### What is asked
Transcribe the material word for word, but without the images.
-*-*-
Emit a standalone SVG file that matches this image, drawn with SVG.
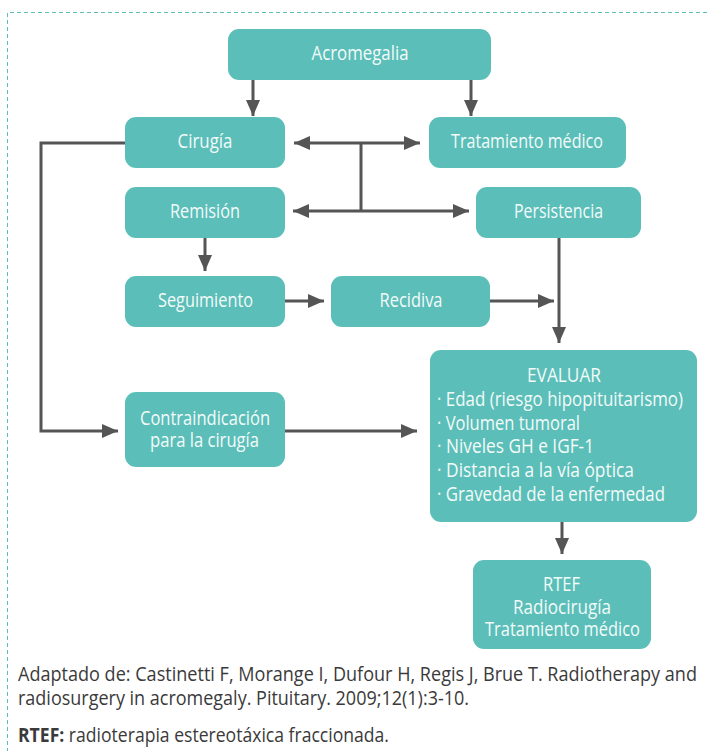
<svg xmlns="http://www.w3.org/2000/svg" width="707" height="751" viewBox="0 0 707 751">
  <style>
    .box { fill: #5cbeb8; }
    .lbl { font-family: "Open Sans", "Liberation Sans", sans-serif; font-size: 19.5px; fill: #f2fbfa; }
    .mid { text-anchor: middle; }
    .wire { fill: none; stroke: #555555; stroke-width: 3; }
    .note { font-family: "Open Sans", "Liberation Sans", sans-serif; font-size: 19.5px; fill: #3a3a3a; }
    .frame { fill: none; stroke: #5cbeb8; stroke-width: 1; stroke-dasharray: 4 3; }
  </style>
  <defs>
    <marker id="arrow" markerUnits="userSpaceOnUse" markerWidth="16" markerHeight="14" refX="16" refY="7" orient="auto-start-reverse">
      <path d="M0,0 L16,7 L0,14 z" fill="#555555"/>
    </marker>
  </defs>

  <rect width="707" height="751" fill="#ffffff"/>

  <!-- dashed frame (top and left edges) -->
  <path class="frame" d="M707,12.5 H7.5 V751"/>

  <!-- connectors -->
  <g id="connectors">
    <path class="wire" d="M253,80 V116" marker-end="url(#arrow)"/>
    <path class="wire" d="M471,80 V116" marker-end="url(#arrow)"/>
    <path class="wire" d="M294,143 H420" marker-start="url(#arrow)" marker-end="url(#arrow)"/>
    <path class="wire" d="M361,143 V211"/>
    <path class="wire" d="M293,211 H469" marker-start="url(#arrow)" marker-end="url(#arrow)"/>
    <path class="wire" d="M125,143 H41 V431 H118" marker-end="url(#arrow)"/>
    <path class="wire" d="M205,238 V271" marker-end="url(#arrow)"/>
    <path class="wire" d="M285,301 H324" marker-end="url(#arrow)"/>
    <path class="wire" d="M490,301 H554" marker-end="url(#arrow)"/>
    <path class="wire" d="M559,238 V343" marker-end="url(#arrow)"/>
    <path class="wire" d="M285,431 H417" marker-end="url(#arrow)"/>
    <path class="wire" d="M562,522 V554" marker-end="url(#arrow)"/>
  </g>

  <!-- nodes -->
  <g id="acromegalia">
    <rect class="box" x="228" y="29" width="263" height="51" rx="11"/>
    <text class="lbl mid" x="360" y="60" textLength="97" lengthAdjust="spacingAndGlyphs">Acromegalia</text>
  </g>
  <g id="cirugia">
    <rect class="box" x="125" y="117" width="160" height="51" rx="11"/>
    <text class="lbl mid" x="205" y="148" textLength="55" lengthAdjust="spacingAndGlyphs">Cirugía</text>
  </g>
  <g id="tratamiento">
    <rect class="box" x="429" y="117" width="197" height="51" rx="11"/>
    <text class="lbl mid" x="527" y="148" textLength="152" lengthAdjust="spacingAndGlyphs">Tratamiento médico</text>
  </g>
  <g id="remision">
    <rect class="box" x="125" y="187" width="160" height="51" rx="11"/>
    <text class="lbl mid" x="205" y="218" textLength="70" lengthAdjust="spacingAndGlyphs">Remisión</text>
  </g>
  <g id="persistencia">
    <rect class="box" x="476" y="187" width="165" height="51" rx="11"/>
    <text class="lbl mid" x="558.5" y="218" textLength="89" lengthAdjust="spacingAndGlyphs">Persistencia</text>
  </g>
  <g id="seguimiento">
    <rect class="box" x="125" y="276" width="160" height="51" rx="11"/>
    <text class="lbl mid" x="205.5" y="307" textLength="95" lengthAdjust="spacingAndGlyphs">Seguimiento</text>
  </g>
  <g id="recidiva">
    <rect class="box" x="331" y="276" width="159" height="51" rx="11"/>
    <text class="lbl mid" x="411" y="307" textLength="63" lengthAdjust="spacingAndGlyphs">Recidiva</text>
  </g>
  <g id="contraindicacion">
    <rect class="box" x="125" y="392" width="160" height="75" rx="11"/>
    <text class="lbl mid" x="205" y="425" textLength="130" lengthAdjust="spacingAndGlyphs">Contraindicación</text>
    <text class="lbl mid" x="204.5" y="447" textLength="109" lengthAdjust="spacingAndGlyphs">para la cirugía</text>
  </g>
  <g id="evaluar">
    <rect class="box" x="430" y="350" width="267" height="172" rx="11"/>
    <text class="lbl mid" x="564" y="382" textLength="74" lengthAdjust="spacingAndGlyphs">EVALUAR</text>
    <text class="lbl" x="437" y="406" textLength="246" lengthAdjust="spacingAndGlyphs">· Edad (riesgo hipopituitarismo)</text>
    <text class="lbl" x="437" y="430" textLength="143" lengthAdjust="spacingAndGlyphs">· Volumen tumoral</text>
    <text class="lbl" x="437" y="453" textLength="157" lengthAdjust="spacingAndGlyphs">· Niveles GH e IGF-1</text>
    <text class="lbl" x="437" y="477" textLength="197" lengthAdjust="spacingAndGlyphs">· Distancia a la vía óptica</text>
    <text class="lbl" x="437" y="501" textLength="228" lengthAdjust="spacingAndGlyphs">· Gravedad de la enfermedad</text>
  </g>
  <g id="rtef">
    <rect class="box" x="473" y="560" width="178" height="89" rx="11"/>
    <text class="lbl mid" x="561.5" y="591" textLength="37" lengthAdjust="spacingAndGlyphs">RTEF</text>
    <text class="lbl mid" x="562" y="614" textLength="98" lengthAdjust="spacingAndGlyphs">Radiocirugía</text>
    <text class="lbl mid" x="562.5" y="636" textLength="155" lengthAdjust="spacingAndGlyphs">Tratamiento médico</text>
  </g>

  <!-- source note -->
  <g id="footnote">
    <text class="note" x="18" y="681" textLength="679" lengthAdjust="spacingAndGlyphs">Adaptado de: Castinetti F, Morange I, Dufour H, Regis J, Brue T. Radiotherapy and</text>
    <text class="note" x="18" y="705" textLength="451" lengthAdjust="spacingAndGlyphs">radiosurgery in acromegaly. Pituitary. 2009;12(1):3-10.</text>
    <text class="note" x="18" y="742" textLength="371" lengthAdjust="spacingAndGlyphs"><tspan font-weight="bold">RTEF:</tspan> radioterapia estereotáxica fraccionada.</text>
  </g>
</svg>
-*-*-
### Finished answer
Emit a standalone SVG file that matches this image, drawn with SVG.
<svg xmlns="http://www.w3.org/2000/svg" width="707" height="751" viewBox="0 0 707 751">
  <style>
    .box { fill: #5cbeb8; }
    .lbl { font-family: "Open Sans", "Liberation Sans", sans-serif; font-size: 19.5px; fill: #f2fbfa; }
    .mid { text-anchor: middle; }
    .wire { fill: none; stroke: #555555; stroke-width: 3; }
    .note { font-family: "Open Sans", "Liberation Sans", sans-serif; font-size: 19.5px; fill: #3a3a3a; }
    .frame { fill: none; stroke: #5cbeb8; stroke-width: 1; stroke-dasharray: 4 3; }
  </style>
  <defs>
    <marker id="arrow" markerUnits="userSpaceOnUse" markerWidth="16" markerHeight="14" refX="16" refY="7" orient="auto-start-reverse">
      <path d="M0,0 L16,7 L0,14 z" fill="#555555"/>
    </marker>
  </defs>

  <rect width="707" height="751" fill="#ffffff"/>

  <!-- dashed frame (top and left edges) -->
  <path class="frame" d="M707,12.5 H7.5 V751"/>

  <!-- connectors -->
  <g id="connectors">
    <path class="wire" d="M253,80 V116" marker-end="url(#arrow)"/>
    <path class="wire" d="M471,80 V116" marker-end="url(#arrow)"/>
    <path class="wire" d="M294,143 H420" marker-start="url(#arrow)" marker-end="url(#arrow)"/>
    <path class="wire" d="M361,143 V211"/>
    <path class="wire" d="M293,211 H469" marker-start="url(#arrow)" marker-end="url(#arrow)"/>
    <path class="wire" d="M125,143 H41 V431 H118" marker-end="url(#arrow)"/>
    <path class="wire" d="M205,238 V271" marker-end="url(#arrow)"/>
    <path class="wire" d="M285,301 H324" marker-end="url(#arrow)"/>
    <path class="wire" d="M490,301 H554" marker-end="url(#arrow)"/>
    <path class="wire" d="M559,238 V343" marker-end="url(#arrow)"/>
    <path class="wire" d="M285,431 H417" marker-end="url(#arrow)"/>
    <path class="wire" d="M562,522 V554" marker-end="url(#arrow)"/>
  </g>

  <!-- nodes -->
  <g id="acromegalia">
    <rect class="box" x="228" y="29" width="263" height="51" rx="11"/>
    <text class="lbl mid" x="360" y="60" textLength="97" lengthAdjust="spacingAndGlyphs">Acromegalia</text>
  </g>
  <g id="cirugia">
    <rect class="box" x="125" y="117" width="160" height="51" rx="11"/>
    <text class="lbl mid" x="205" y="148" textLength="55" lengthAdjust="spacingAndGlyphs">Cirugía</text>
  </g>
  <g id="tratamiento">
    <rect class="box" x="429" y="117" width="197" height="51" rx="11"/>
    <text class="lbl mid" x="527" y="148" textLength="152" lengthAdjust="spacingAndGlyphs">Tratamiento médico</text>
  </g>
  <g id="remision">
    <rect class="box" x="125" y="187" width="160" height="51" rx="11"/>
    <text class="lbl mid" x="205" y="218" textLength="70" lengthAdjust="spacingAndGlyphs">Remisión</text>
  </g>
  <g id="persistencia">
    <rect class="box" x="476" y="187" width="165" height="51" rx="11"/>
    <text class="lbl mid" x="558.5" y="218" textLength="89" lengthAdjust="spacingAndGlyphs">Persistencia</text>
  </g>
  <g id="seguimiento">
    <rect class="box" x="125" y="276" width="160" height="51" rx="11"/>
    <text class="lbl mid" x="205.5" y="307" textLength="95" lengthAdjust="spacingAndGlyphs">Seguimiento</text>
  </g>
  <g id="recidiva">
    <rect class="box" x="331" y="276" width="159" height="51" rx="11"/>
    <text class="lbl mid" x="411" y="307" textLength="63" lengthAdjust="spacingAndGlyphs">Recidiva</text>
  </g>
  <g id="contraindicacion">
    <rect class="box" x="125" y="392" width="160" height="75" rx="11"/>
    <text class="lbl mid" x="205" y="425" textLength="130" lengthAdjust="spacingAndGlyphs">Contraindicación</text>
    <text class="lbl mid" x="204.5" y="447" textLength="109" lengthAdjust="spacingAndGlyphs">para la cirugía</text>
  </g>
  <g id="evaluar">
    <rect class="box" x="430" y="350" width="267" height="172" rx="11"/>
    <text class="lbl mid" x="564" y="382" textLength="74" lengthAdjust="spacingAndGlyphs">EVALUAR</text>
    <text class="lbl" x="437" y="406" textLength="246" lengthAdjust="spacingAndGlyphs">· Edad (riesgo hipopituitarismo)</text>
    <text class="lbl" x="437" y="430" textLength="143" lengthAdjust="spacingAndGlyphs">· Volumen tumoral</text>
    <text class="lbl" x="437" y="453" textLength="157" lengthAdjust="spacingAndGlyphs">· Niveles GH e IGF-1</text>
    <text class="lbl" x="437" y="477" textLength="197" lengthAdjust="spacingAndGlyphs">· Distancia a la vía óptica</text>
    <text class="lbl" x="437" y="501" textLength="228" lengthAdjust="spacingAndGlyphs">· Gravedad de la enfermedad</text>
  </g>
  <g id="rtef">
    <rect class="box" x="473" y="560" width="178" height="89" rx="11"/>
    <text class="lbl mid" x="561.5" y="591" textLength="37" lengthAdjust="spacingAndGlyphs">RTEF</text>
    <text class="lbl mid" x="562" y="614" textLength="98" lengthAdjust="spacingAndGlyphs">Radiocirugía</text>
    <text class="lbl mid" x="562.5" y="636" textLength="155" lengthAdjust="spacingAndGlyphs">Tratamiento médico</text>
  </g>

  <!-- source note -->
  <g id="footnote">
    <text class="note" x="18" y="681" textLength="679" lengthAdjust="spacingAndGlyphs">Adaptado de: Castinetti F, Morange I, Dufour H, Regis J, Brue T. Radiotherapy and</text>
    <text class="note" x="18" y="705" textLength="451" lengthAdjust="spacingAndGlyphs">radiosurgery in acromegaly. Pituitary. 2009;12(1):3-10.</text>
    <text class="note" x="18" y="742" textLength="371" lengthAdjust="spacingAndGlyphs"><tspan font-weight="bold">RTEF:</tspan> radioterapia estereotáxica fraccionada.</text>
  </g>
</svg>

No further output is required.